Not for long, she promised herself, determined not to be touched by the gentle way he treated the twins. Not to be swayed by the warmth in his eyes. She’d been fooled once by Colton King. She’d believed that he had felt the same way she had—swept away by a powerful and unexpected swell of love. And she’d been crushed. Devastated.
In fact, the only thing that had held her together after signing his divorce papers was finding out she was pregnant.
Knowing that she would have a child—then two—helped her to refocus her life. To concentrate the love she’d thought she’d lost onto two children who had become the very center of her life.
She wouldn’t allow Colt to hurt her again. Or worse, to hurt the twins with his callous disinterest in real, honest feelings.
“I’m here. Deal with it,” Colt told her, his voice steely with determination. “Besides, you’re just out of the hospital and you need help, whether you want to admit it or not.”
She wanted to argue, but the pain in her abdomen made that impossible. Looking up at Colt, Penny had to admit, at least to herself, that she wasn’t going to win this one. And if she kept arguing, she’d only end up looking like an idiot.

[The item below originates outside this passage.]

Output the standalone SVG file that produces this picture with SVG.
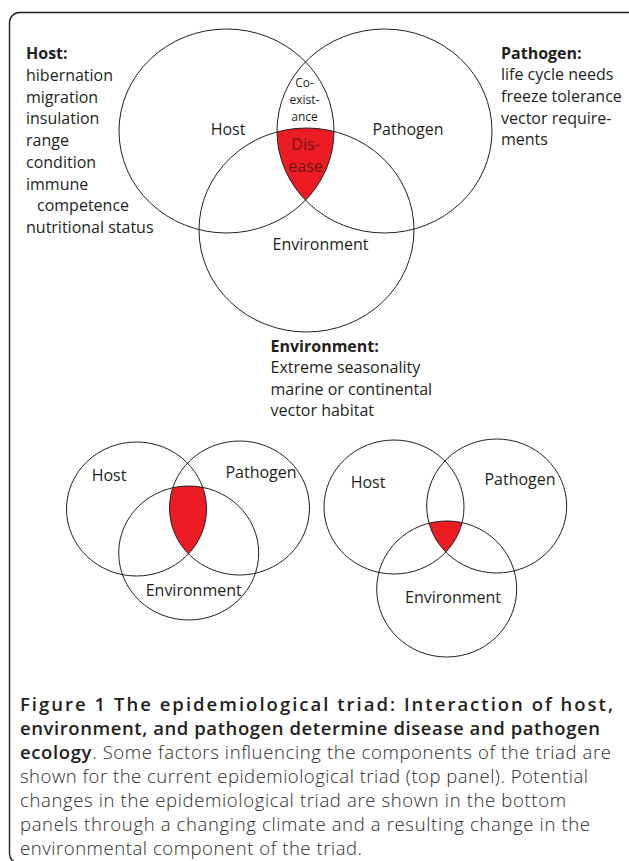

She was in no shape to take care of herself, let alone the twins. Colt was right. She did need help.
She just didn’t want to need him.
Still, he was here and maybe... She nearly smiled as something occurred to her. Maybe if Colt was here, in the middle of what was Penny’s normal chaotic life, if he could experience firsthand just how much work two babies could be, he would leave that much sooner.
Right now, she knew he was running on anger and regret that he was only now finding out about the twins. But sooner or later, his natural inclination to take off would kick in. He might not be able to admit it to himself, but Penny knew that even now, that itch was gnawing at him. If she let him stay, let him ta
ke care of the twins, it might be enough to push him away that much faster. And though it pained her to think of him leaving again, she knew it was for the best that it happened fast.
“Okay,” she said.
“Okay what?” He looked at her, suspicion gleaming in his eyes.

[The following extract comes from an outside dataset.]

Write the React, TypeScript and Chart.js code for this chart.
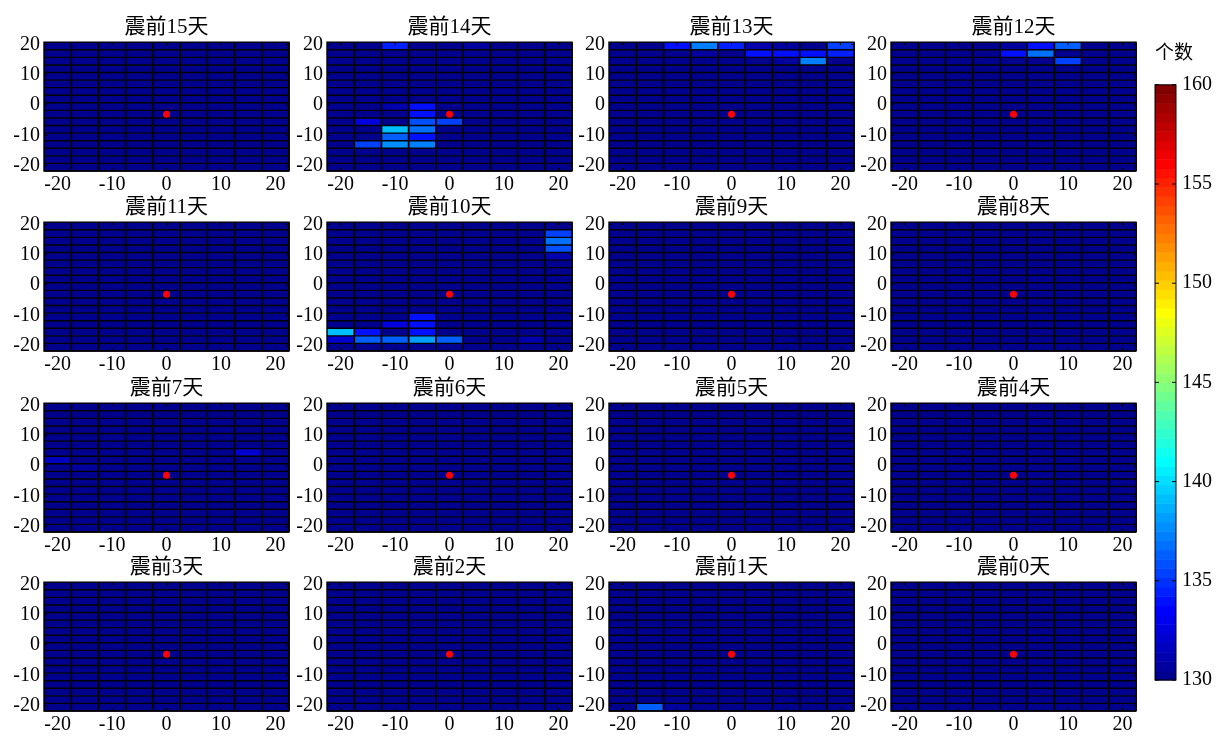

“Okay, you’re right. I do need help and you are the twins’ father.”
“Uh-huh.” If anything, his eyes narrowed even further.
She gave him a smile that cost her some of her pride. “Don’t look so surprised. You convinced me, that’s all.”
“Is that right?”
Penny sighed. “Colt, you wanted me to agree with you and I have.”
“That’s what worries me,” he admitted quietly, his suspicious gaze still locked on her.
Reid crawled at top speed across the floor to join his sister. Grabbing hold of Colt’s jeans, he pulled himself up, and laughed in delight as he and Riley took turns slapping their palms against Colt’s thigh. For a minute or two, he simply watched them, a smile curving his mouth, and when he looked over at Penny again, that smile was still reflected in his eyes.
She felt a way-too-familiar jolt of something that she knew was dangerous. Attraction mingled with old feelings of love that were already being rekindled. But she didn’t want that fire again. Didn’t want to get burned by her own emotions being tossed at the feet of a man who had already made it clear that he didn’t want them.
But she knew there was no way to stop what she felt for Colt. The only remedy would be to get him to leave as soon as possible. Then she could lose herself in her kids and her work and pretend that there wasn’t a large, gaping wound in her heart.
* * *
The next morning, after a hideously sleepless night, thanks to red-hot dreams of Colt, Penny stood in the bathroom studying her reflection in the mirror. Right away, she really wished she had simply draped a towel over the mirror instead.
Her hair was wild, her face looked pale and she really wanted a shower but didn’t think she’d be able to manage it on her own. And frankly, the thought of asking Colt for help with that problem was too much to consider. Just thinking about being wet and slippery with Colt’s hands moving over her soap-slicked body made her want to whimper with need. Which was just enough to make her push aside the fantasy and deal with reality.